Beautiful bridge, stunning river, amazing cathedral...and a large flume.
 Also in my life, I made it to a bit of the Herbst Messe. What I think, the trams are too busy, the people are too rowdy, the fair is serious 90s UK chav-chique, it's very over-priced. In saying that, I was glad I went down to it.  I enjoyed my ein bisschen teyer (a little expensive) trip on the ferris wheel, it was cool to see the sights from up high and a good time to be on a date to get out of paying for everything yourself! Also, we went to a Cornish Pasty stand (of all things???) and I had a rather unconventional (but yummy) sausage and mushroom one. Other than that, I stuck to other places like the pub and Starbucks (for the beverages portion of the day. It was too f-f-f freezing for much outdoor wandering!

He's lying down
By Tuesday, the snow had faded into a distant memory, leaving only a few lonely snowmen who still had some work to do. Like this poor fellow here, discovered while in the play park. But here he stands, evidence that just two days earlier, there was a lot of snow! If you were lucky enough not to live city centre anyway...where there was no snow.

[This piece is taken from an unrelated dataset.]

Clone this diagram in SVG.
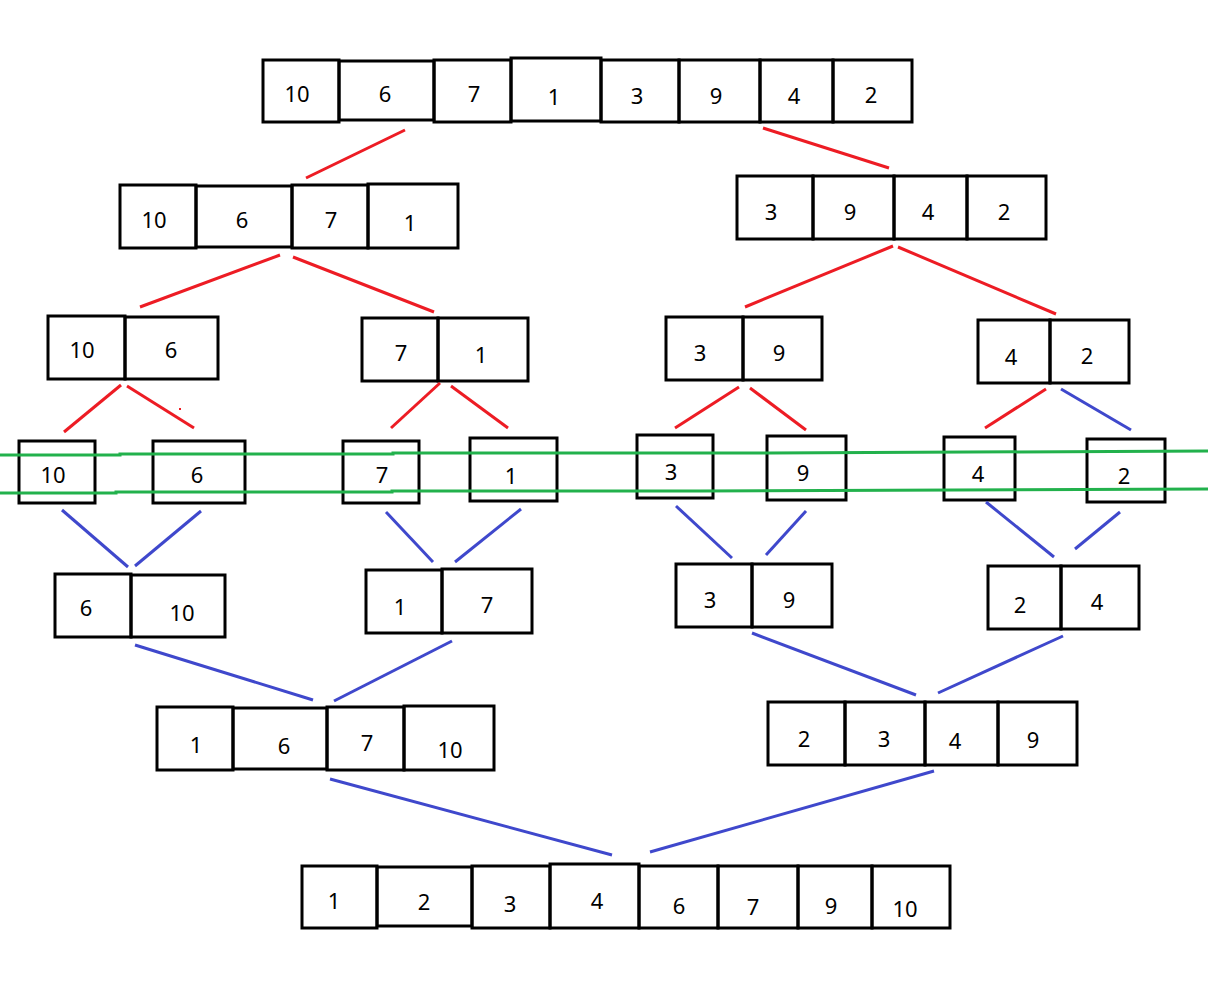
<svg xmlns="http://www.w3.org/2000/svg" width="1208" height="981" viewBox="0 0 1208 981">
<style>
.c{fill:none;stroke:#000;stroke-width:3}
.t{font-family:"Noto Sans","Open Sans",sans-serif;font-size:22px;fill:#000;text-anchor:middle;dominant-baseline:central}
.r{stroke:#ed1c24;stroke-width:3;fill:none}
.b{stroke:#3f48cc;stroke-width:3;fill:none}
.g{stroke:#22b14c;stroke-width:3;fill:none}
</style>
<rect width="1208" height="981" fill="#fff"/>
<g id="a0">
<rect class="c" x="263" y="60" width="76" height="62"/><text class="t" x="297" y="93">10</text>
<rect class="c" x="339" y="61" width="95" height="59"/><text class="t" x="385" y="93">6</text>
<rect class="c" x="434" y="60" width="77" height="62"/><text class="t" x="474" y="93">7</text>
<rect class="c" x="511" y="58" width="90" height="63"/><text class="t" x="554" y="96">1</text>
<rect class="c" x="601" y="60" width="78" height="62"/><text class="t" x="637" y="95">3</text>
<rect class="c" x="679" y="60" width="81" height="62"/><text class="t" x="716" y="95">9</text>
<rect class="c" x="760" y="60" width="73" height="62"/><text class="t" x="794" y="95">4</text>
<rect class="c" x="833" y="60" width="79" height="62"/><text class="t" x="871" y="94">2</text>
</g>
<g id="a1">
<rect class="c" x="120" y="185" width="76" height="63"/><text class="t" x="154" y="219">10</text>
<rect class="c" x="196" y="186" width="96" height="61"/><text class="t" x="242" y="219">6</text>
<rect class="c" x="292" y="185" width="76" height="63"/><text class="t" x="331" y="219">7</text>
<rect class="c" x="368" y="184" width="90" height="64"/><text class="t" x="410" y="222">1</text>
</g>
<g id="a2">
<rect class="c" x="737" y="176" width="76" height="63"/><text class="t" x="771" y="211">3</text>
<rect class="c" x="813" y="176" width="81" height="63"/><text class="t" x="850" y="211">9</text>
<rect class="c" x="894" y="176" width="73" height="63"/><text class="t" x="928" y="211">4</text>
<rect class="c" x="967" y="176" width="79" height="63"/><text class="t" x="1004" y="211">2</text>
</g>
<g id="a3">
<rect class="c" x="48" y="316" width="77" height="63"/><text class="t" x="82" y="349">10</text>
<rect class="c" x="125" y="317" width="93" height="62"/><text class="t" x="171" y="349">6</text>
</g>
<g id="a4">
<rect class="c" x="362" y="318" width="76" height="63"/><text class="t" x="401" y="352">7</text>
<rect class="c" x="438" y="318" width="90" height="63"/><text class="t" x="481" y="354">1</text>
</g>
<g id="a5">
<rect class="c" x="666" y="317" width="77" height="63"/><text class="t" x="700" y="352">3</text>
<rect class="c" x="743" y="317" width="79" height="63"/><text class="t" x="779" y="352">9</text>
</g>
<g id="a6">
<rect class="c" x="978" y="320" width="72" height="63"/><text class="t" x="1011" y="356">4</text>
<rect class="c" x="1050" y="320" width="79" height="63"/><text class="t" x="1087" y="355">2</text>
</g>
<g id="s10"><rect class="c" x="19" y="441" width="76" height="62"/><text class="t" x="53" y="474">10</text></g>
<g id="s6"><rect class="c" x="153" y="441" width="92" height="62"/><text class="t" x="197" y="474">6</text></g>
<g id="s7"><rect class="c" x="343" y="441" width="76" height="62"/><text class="t" x="382" y="474">7</text></g>
<g id="s1"><rect class="c" x="470" y="438" width="87" height="63"/><text class="t" x="511" y="475">1</text></g>
<g id="s3"><rect class="c" x="637" y="435" width="76" height="63"/><text class="t" x="671" y="471">3</text></g>
<g id="s9"><rect class="c" x="767" y="436" width="79" height="64"/><text class="t" x="803" y="472">9</text></g>
<g id="s4"><rect class="c" x="944" y="437" width="71" height="63"/><text class="t" x="978" y="473">4</text></g>
<g id="s2"><rect class="c" x="1087" y="439" width="78" height="63"/><text class="t" x="1124" y="475">2</text></g>
<g id="m1">
<rect class="c" x="55" y="574" width="76" height="63"/><text class="t" x="86" y="607">6</text>
<rect class="c" x="131" y="575" width="94" height="62"/><text class="t" x="182" y="612">10</text>
</g>
<g id="m2">
<rect class="c" x="366" y="570" width="76" height="63"/><text class="t" x="400" y="606">1</text>
<rect class="c" x="442" y="569" width="90" height="64"/><text class="t" x="487" y="604">7</text>
</g>
<g id="m3">
<rect class="c" x="676" y="564" width="76" height="63"/><text class="t" x="710" y="599">3</text>
<rect class="c" x="752" y="564" width="80" height="63"/><text class="t" x="789" y="599">9</text>
</g>
<g id="m4">
<rect class="c" x="988" y="566" width="73" height="63"/><text class="t" x="1020" y="604">2</text>
<rect class="c" x="1061" y="566" width="78" height="63"/><text class="t" x="1097" y="601">4</text>
</g>
<g id="m5">
<rect class="c" x="157" y="707" width="76" height="63"/><text class="t" x="196" y="744">1</text>
<rect class="c" x="233" y="708" width="94" height="61"/><text class="t" x="284" y="745">6</text>
<rect class="c" x="327" y="707" width="77" height="63"/><text class="t" x="367" y="742">7</text>
<rect class="c" x="404" y="706" width="90" height="64"/><text class="t" x="450" y="749">10</text>
</g>
<g id="m6">
<rect class="c" x="768" y="702" width="77" height="63"/><text class="t" x="804" y="738">2</text>
<rect class="c" x="845" y="702" width="80" height="63"/><text class="t" x="884" y="738">3</text>
<rect class="c" x="925" y="702" width="73" height="63"/><text class="t" x="955" y="740">4</text>
<rect class="c" x="998" y="702" width="79" height="63"/><text class="t" x="1033" y="739">9</text>
</g>
<g id="m7">
<rect class="c" x="302" y="866" width="75" height="62"/><text class="t" x="334" y="900">1</text>
<rect class="c" x="377" y="867" width="95" height="59"/><text class="t" x="424" y="901">2</text>
<rect class="c" x="472" y="866" width="78" height="62"/><text class="t" x="510" y="903">3</text>
<rect class="c" x="550" y="864" width="89" height="64"/><text class="t" x="597" y="900">4</text>
<rect class="c" x="639" y="866" width="79" height="62"/><text class="t" x="679" y="905">6</text>
<rect class="c" x="718" y="866" width="80" height="62"/><text class="t" x="753" y="906">7</text>
<rect class="c" x="798" y="866" width="74" height="62"/><text class="t" x="831" y="905">9</text>
<rect class="c" x="872" y="866" width="78" height="62"/><text class="t" x="905" y="908">10</text>
</g>
<g id="connectors">
<line class="r" x1="405" y1="130" x2="306" y2="178"/>
<line class="r" x1="763" y1="128" x2="889" y2="168"/>
<line class="r" x1="280" y1="255" x2="140" y2="307"/>
<line class="r" x1="293" y1="257" x2="434" y2="312"/>
<line class="r" x1="893" y1="246" x2="745" y2="307"/>
<line class="r" x1="898" y1="247" x2="1056" y2="314"/>
<line class="r" x1="121" y1="385" x2="64" y2="432"/>
<line class="r" x1="127" y1="386" x2="194" y2="428"/>
<rect x="179" y="408" width="2" height="2" fill="#ed1c24"/>
<line class="r" x1="440" y1="383" x2="391" y2="428"/>
<line class="r" x1="451" y1="386" x2="508" y2="428"/>
<line class="r" x1="739" y1="387" x2="675" y2="428"/>
<line class="r" x1="750" y1="388" x2="806" y2="430"/>
<line class="r" x1="1046" y1="389" x2="985" y2="428"/>
<line class="b" x1="1061" y1="389" x2="1131" y2="430"/>
<line class="b" x1="62" y1="510" x2="128" y2="567"/>
<line class="b" x1="135" y1="566" x2="201" y2="511"/>
<line class="b" x1="386" y1="512" x2="433" y2="562"/>
<line class="b" x1="455" y1="562" x2="521" y2="509"/>
<line class="b" x1="676" y1="506" x2="732" y2="558"/>
<line class="b" x1="766" y1="555" x2="806" y2="511"/>
<line class="b" x1="986" y1="502" x2="1054" y2="557"/>
<line class="b" x1="1075" y1="549" x2="1120" y2="512"/>
<line class="b" x1="135" y1="645" x2="313" y2="700"/>
<line class="b" x1="452" y1="641" x2="334" y2="701"/>
<line class="b" x1="752" y1="633" x2="916" y2="695"/>
<line class="b" x1="1063" y1="636" x2="938" y2="693"/>
<line class="b" x1="330" y1="779" x2="612" y2="855"/>
<line class="b" x1="934" y1="771" x2="650" y2="852"/>
<polyline class="g" points="0,455 120,455 120,454 393,454 393,453 770,453 1208,451"/>
<polyline class="g" points="0,493 116,493 116,492 392,492 392,491 700,491 1208,489"/>
</g>
</svg>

On Wednesday, I made my way to St Gallen for a Halloween party at night time. It was a long ass train journey as usual, but I enjoyed the party and it was good to see people I hadn't seen in a while. There was MUCH more snow there!!! It was in like piles, all scooped up, to clear the roads. That felt like the real deal a bit more.

I made my real debut on the radio, and was told I had a certain 'bounce' to me that would serve me very well in radio journalism. Long may it continue. Now, if I would only hurry up and do my research for the next show in three days time aaaargh! I'm majorly lazy today...oh well, there's always tomorrow to move my bum.

I returned this morning from babysitting in France, had a yummy fresh almond croissant for breakfast, and cuddled a very cute dog while I watched Kristen Stewart give probably her least constipated performance in 'Snow White and the Huntsman.' Charlize Theron, you legend, you stole the show on this one! 

We'll meet again soon, I hope...Unless I lose my mind and try to end it all by jumping off the bridge into the Rhine. It would be a pretty place to end, I guess!